As the Women’s Leadership Initiative has demonstrated through the years, leadership comes in different forms and in different ways.
“The women that are here are sort of leading the charge for everybody they left behind back home, and it puts them in a significant leadership role,” Bullough said, “which they weren’t necessarily (intentionally) embarking on.”
But, Kinservik added, “they’re also 20-year-olds, and our goal is to give them the space to be that, too.”
The group of students, Bullough said, has built a sisterhood since they came together.
“I like everything about UD,” Ali Zada said with a big smile. “The special part is that UD has a supportive environment for you. And it has many resources that you can use.”
She likes making new friends, trying new foods, and experiencing a new environment. Studying language has been difficult, Ali Zada said, and, like Saeedi, she finds it hard to be far from home. But her friends who came with her are doing well, Ali Zada said. “And I think we can get through this.”
Creating a system that can last
Bringing the Afghan women to campus came together quickly, Kinservik said. As the crisis in Afghanistan unfolded, he was amazed at how much interest in helping sprang up from the University community.
That cooperative effort could have a long-term impact. The University didn’t have a system set up to handle displaced students and their unique needs, but has come together to create one over the past months.
“What’s happened over the past year is we’ve discovered how many people on campus care about questions of forced migration and displacement,” Kinservik said.
Now, he said, they are working on a broader vision to keep the momentum going. In addition to developing a set of services for displaced students, this effort could include the creation of a field of study focusing on the causes of migration crises; the impacts on destination countries; and service learning opportunities among displaced people either in Delaware or overseas.
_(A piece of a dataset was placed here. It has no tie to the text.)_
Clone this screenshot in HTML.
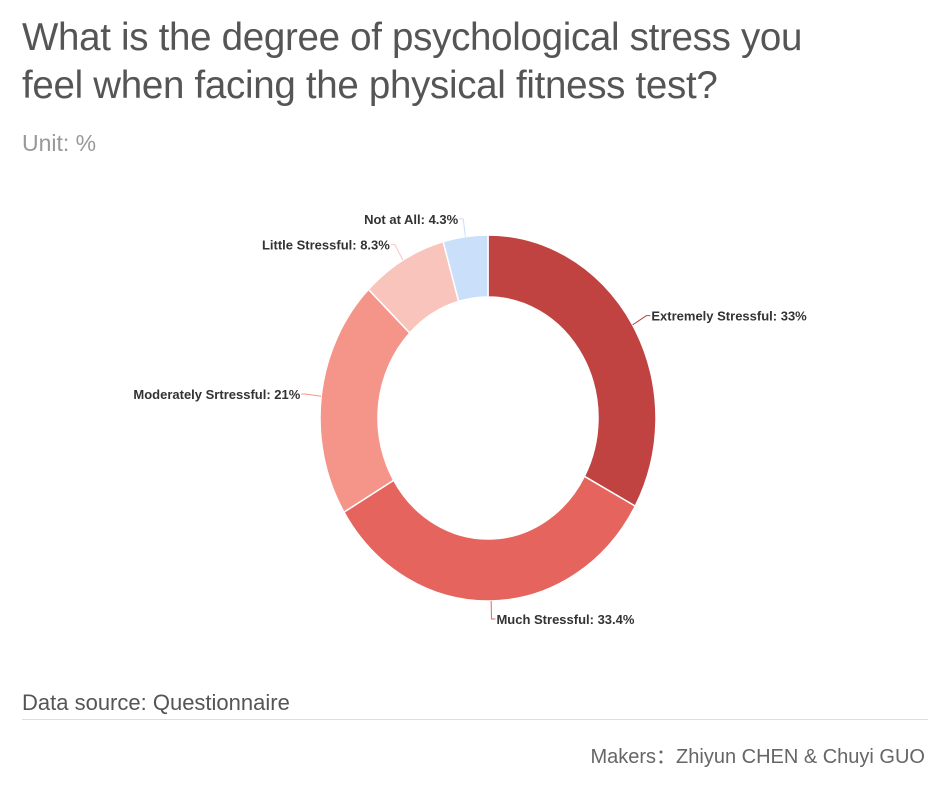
<!DOCTYPE html>
<html><head><meta charset="utf-8">
<style>
body{margin:0;background:#fff;width:947px;height:787px;overflow:hidden;font-family:"Liberation Sans",sans-serif;position:relative}
.title{position:absolute;left:22px;top:14px;font-size:38.5px;line-height:48px;color:#555;letter-spacing:-0.3px}
.unit{position:absolute;left:22px;top:130px;font-size:23px;color:#999}
.src{position:absolute;left:22px;top:690px;font-size:22px;color:#555}
.rule{position:absolute;left:22px;top:719px;width:906px;height:1px;background:#ddd}
.makers{position:absolute;right:22px;top:740px;font-size:20px;color:#666}
svg{position:absolute;left:0;top:0}
</style></head><body>
<div class="title">What is the degree of psychological stress you<br>feel when facing the physical fitness test?</div>
<div class="unit">Unit: %</div>
<svg id="chart" width="947" height="787"></svg>
<div class="src">Data source: Questionnaire</div>
<div class="rule"></div>
<div class="makers">Makers：Zhiyun CHEN &amp; Chuyi GUO</div>
<script>
const categories=["Extremely Stressful","Much Stressful","Moderately Srtressful","Little Stressful","Not at All"];
const values=[33,33.4,21,8.3,4.3];
const valueLabels=["33%","33.4%","21%","8.3%","4.3%"];
const colors=["#c04342","#e5645e","#f59489","#f9c4bc","#c9dffa"];
const NS="http://www.w3.org/2000/svg";
const svg=document.getElementById('chart');
const cx=488,cy=418,rx=168,ry=183,irx=110,iry=121;
const total=values.reduce((a,b)=>a+b,0);
function pt(a,kx,ky){return [cx+kx*Math.sin(a),cy-ky*Math.cos(a)];}
let acc=0;
values.forEach((v,i)=>{
  const a0=acc/total*2*Math.PI; acc+=v; const a1=acc/total*2*Math.PI;
  const large=(a1-a0)>Math.PI?1:0;
  const p0=pt(a0,rx,ry),p1=pt(a1,rx,ry),q1=pt(a1,irx,iry),q0=pt(a0,irx,iry);
  const path=document.createElementNS(NS,'path');
  path.setAttribute('d',`M${p0}A${rx},${ry} 0 ${large} 1 ${p1}L${q1}A${irx},${iry} 0 ${large} 0 ${q0}Z`);
  path.setAttribute('fill',colors[i]);path.setAttribute('stroke','#fff');path.setAttribute('stroke-width','1.5');
  
  
  svg.appendChild(path);
  const am=(a0+a1)/2;
  const s=pt(am,rx,ry),e=pt(am,rx+16,ry+18);
  const right=Math.sin(am)>=0;
  const line=document.createElementNS(NS,'polyline');
  const ex=e[0]+(right?4:-4);
  line.setAttribute('points',`${s} ${e} ${ex},${e[1]}`);
  line.setAttribute('fill','none');line.setAttribute('stroke',colors[i]);line.setAttribute('stroke-width','1');
  
  
  svg.appendChild(line);
  const t=document.createElementNS(NS,'text');
  t.setAttribute('x',ex+(right?1:-1));t.setAttribute('y',e[1]+5);
  t.setAttribute('text-anchor',right?'start':'end');
  t.setAttribute('font-size','13');t.setAttribute('fill','#333');t.setAttribute('font-weight','bold');
  t.setAttribute('font-family','"Liberation Sans",sans-serif');
  t.textContent=categories[i]+': '+valueLabels[i];
  
  
  svg.appendChild(t);
});
</script>
</body></html>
It would mean an openness to helping the displaced whether they’re college students or not, Kinservik said.
The University is not a relief organization, but it does bring some “pretty remarkable strengths” in helping displaced people, Kinservik said, and “in the best possible way, we’re learning as much as the (students from Afghanistan) are.”
If the opportunity comes up in the future to help similar students, Kinservik said, “we know that we can be of assistance, and that we learned in the process.”
Trying to make a difference
Saeedi and Ali Zada both spoke of the hardships now faced by women in Afghanistan, which are very much on their minds.
With her degree in public policy, Saieedi said she hopes to specialize in education, empowering women and helping people deal with problems not only in Afghanistan, but around the world.
“I believe that education promotes stability in life, and we can understand the good and the bad,” Saeedi said. Basically, she wants to be the opposite of the Taliban through learning. “What the Taliban doesn’t know, I want to know that.”
And she has not given up on her country. All people hear in the U.S., she said, is the bad side of Afghanistan. When people meet her, they sometimes react with an “ ‘Oh, wow, you’re from Afghanistan,’ and that ‘wow’ is not a good wow,” she said. “And that makes me feel bad.”
But it’s a diverse country with brave men and women, Saeedi said, and beautiful places. She wants to be seen as an example of the good in the country, and said she wishes Afghanistan were safe so she could take her friends there to see it.
Although the Taliban has brought chaos — Saeedi said the frightening escape was the worst time in her life — someday, she hopes to be able to establish schools in Afghanistan so women and children can be educated once again.
Education gives the opportunity to change your life in a positive way, Ali Zada said, and you can impact others’ lives too.
“As people become more educated, and they understand human rights and income and economy and so on, then (poverty and inequality) get better,” Bullough said. “Education helps across the board.”